**What this task involves:** Go through the listing and return every line with "chart" in it.

**Source data:**
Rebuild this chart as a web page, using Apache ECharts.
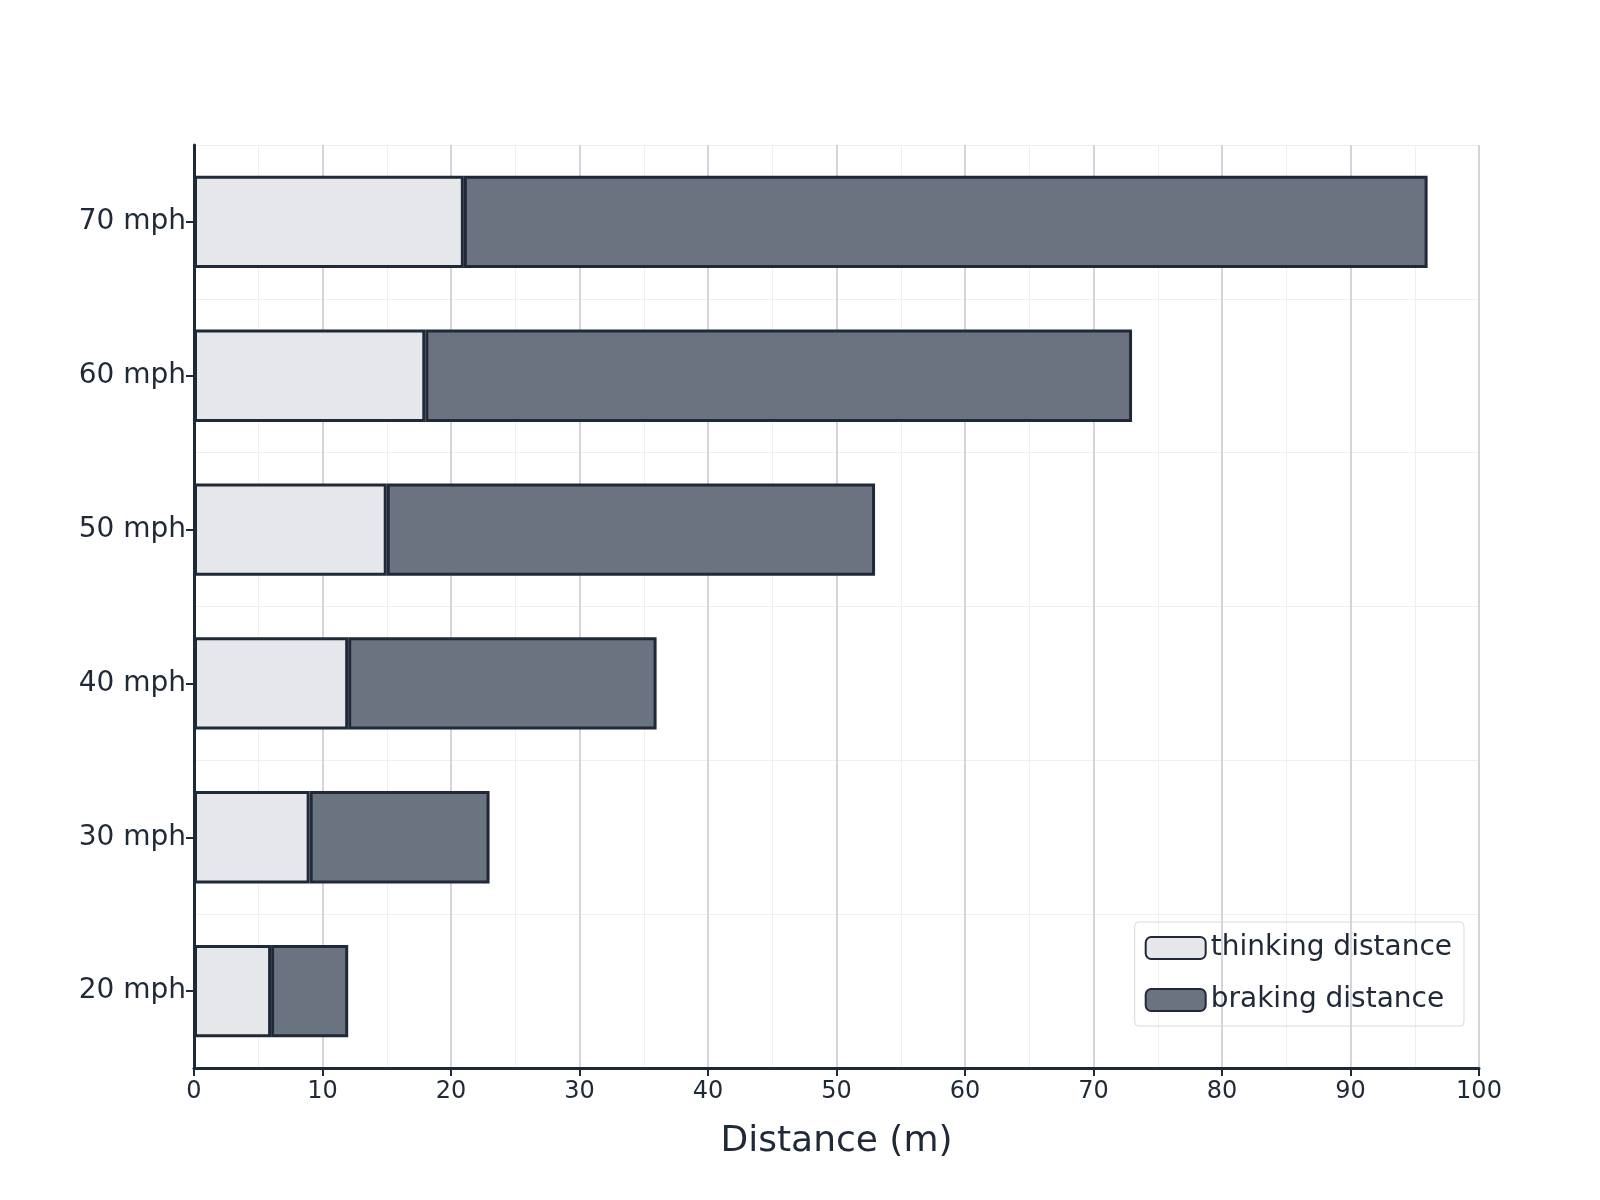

---

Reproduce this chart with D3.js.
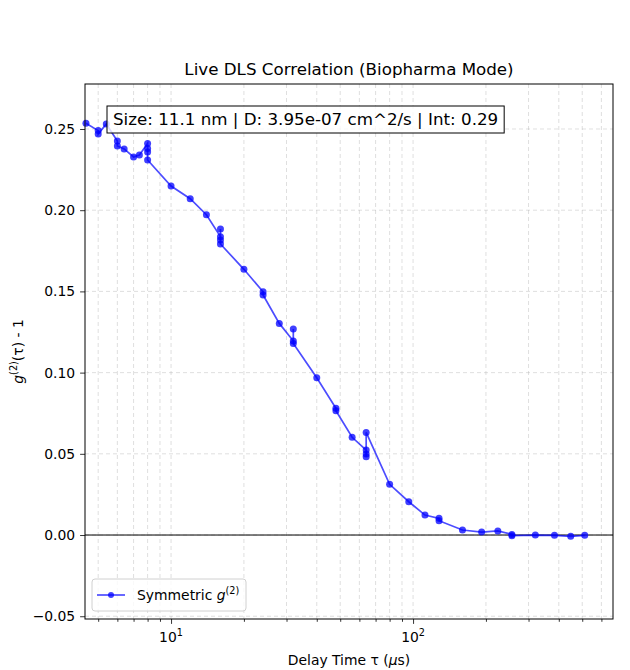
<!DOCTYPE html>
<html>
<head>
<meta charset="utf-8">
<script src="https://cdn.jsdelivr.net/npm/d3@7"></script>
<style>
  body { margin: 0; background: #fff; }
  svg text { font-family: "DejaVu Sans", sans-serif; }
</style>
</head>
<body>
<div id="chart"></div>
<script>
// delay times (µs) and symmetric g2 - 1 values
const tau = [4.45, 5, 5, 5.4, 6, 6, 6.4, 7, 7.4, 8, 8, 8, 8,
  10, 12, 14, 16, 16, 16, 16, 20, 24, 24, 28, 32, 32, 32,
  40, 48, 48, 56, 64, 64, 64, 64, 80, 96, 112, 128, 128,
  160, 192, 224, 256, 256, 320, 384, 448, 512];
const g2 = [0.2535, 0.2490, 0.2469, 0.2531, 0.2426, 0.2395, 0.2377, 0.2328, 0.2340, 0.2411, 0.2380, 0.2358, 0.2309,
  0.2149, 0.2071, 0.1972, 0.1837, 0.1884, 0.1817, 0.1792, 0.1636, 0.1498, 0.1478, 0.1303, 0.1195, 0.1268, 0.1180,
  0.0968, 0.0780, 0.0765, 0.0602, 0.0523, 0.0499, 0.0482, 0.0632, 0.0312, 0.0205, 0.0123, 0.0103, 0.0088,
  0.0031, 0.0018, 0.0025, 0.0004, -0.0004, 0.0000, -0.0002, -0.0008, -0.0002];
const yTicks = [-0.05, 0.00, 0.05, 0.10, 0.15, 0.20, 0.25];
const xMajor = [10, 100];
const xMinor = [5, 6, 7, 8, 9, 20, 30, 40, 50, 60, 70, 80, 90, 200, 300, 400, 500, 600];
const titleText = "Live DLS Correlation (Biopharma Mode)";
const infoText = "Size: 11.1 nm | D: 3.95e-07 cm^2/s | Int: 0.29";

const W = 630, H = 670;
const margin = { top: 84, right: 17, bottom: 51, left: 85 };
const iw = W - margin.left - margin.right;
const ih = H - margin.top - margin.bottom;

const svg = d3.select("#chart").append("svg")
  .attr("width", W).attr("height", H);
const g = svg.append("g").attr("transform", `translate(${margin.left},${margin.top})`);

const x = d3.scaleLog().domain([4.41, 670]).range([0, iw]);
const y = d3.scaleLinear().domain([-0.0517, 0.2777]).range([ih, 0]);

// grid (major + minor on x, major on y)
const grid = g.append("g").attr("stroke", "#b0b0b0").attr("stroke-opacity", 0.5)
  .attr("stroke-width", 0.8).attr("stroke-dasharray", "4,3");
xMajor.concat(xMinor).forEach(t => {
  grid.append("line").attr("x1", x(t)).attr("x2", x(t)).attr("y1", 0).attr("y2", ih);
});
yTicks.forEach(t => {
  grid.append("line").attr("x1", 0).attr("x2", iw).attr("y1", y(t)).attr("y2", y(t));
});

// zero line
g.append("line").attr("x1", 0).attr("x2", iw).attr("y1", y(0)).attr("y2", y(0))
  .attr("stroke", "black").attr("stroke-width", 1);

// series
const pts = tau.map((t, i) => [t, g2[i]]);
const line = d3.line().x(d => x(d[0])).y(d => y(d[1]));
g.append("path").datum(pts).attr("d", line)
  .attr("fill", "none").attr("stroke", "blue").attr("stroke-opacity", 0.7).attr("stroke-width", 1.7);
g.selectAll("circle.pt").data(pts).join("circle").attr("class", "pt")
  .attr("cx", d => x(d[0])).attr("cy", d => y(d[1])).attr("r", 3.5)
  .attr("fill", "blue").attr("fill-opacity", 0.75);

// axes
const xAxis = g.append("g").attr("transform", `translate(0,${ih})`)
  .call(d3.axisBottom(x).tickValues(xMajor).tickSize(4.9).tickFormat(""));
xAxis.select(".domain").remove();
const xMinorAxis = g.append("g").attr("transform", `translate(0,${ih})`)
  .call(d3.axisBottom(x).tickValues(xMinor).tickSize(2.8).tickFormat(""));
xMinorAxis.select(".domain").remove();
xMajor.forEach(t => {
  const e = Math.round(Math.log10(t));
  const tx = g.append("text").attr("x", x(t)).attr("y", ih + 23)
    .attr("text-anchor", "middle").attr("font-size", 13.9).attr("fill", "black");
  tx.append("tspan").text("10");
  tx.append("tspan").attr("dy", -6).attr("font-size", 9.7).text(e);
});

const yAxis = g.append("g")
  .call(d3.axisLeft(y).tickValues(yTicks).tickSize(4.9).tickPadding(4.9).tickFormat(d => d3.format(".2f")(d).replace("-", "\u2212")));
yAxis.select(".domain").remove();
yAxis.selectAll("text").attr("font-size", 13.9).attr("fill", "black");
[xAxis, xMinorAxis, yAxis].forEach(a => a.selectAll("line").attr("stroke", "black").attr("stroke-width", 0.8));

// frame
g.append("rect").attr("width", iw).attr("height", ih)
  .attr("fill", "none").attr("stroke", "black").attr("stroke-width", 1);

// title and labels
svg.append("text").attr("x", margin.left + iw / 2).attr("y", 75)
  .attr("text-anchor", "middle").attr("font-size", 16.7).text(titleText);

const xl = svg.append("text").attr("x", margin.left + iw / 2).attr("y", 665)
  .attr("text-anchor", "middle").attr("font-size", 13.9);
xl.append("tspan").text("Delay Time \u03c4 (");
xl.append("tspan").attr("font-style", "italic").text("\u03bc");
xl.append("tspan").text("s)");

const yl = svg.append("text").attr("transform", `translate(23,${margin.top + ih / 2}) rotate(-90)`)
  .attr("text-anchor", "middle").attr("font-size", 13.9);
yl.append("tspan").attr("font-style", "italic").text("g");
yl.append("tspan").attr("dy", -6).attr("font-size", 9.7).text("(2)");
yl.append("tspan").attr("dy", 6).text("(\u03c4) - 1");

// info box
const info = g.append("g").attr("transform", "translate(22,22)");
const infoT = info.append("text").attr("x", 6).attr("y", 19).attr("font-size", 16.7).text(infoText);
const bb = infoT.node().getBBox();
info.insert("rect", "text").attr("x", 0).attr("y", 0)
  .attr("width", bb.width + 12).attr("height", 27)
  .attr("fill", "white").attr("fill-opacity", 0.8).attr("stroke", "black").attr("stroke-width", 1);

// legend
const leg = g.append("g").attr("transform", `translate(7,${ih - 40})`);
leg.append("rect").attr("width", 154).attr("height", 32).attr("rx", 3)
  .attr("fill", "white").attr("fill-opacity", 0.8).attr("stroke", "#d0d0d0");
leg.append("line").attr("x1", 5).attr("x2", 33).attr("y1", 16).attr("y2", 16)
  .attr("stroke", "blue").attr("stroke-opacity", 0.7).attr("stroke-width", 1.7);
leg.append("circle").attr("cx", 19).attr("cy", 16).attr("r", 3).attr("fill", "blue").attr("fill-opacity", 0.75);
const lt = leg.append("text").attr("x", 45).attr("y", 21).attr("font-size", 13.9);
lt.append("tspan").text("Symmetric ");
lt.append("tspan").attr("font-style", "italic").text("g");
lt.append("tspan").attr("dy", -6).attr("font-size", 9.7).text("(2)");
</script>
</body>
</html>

**Answer in full:**
Rebuild this chart as a web page, using Apache ECharts.
Reproduce this chart with D3.js.
<div id="chart"></div>
const svg = d3.select("#chart").append("svg")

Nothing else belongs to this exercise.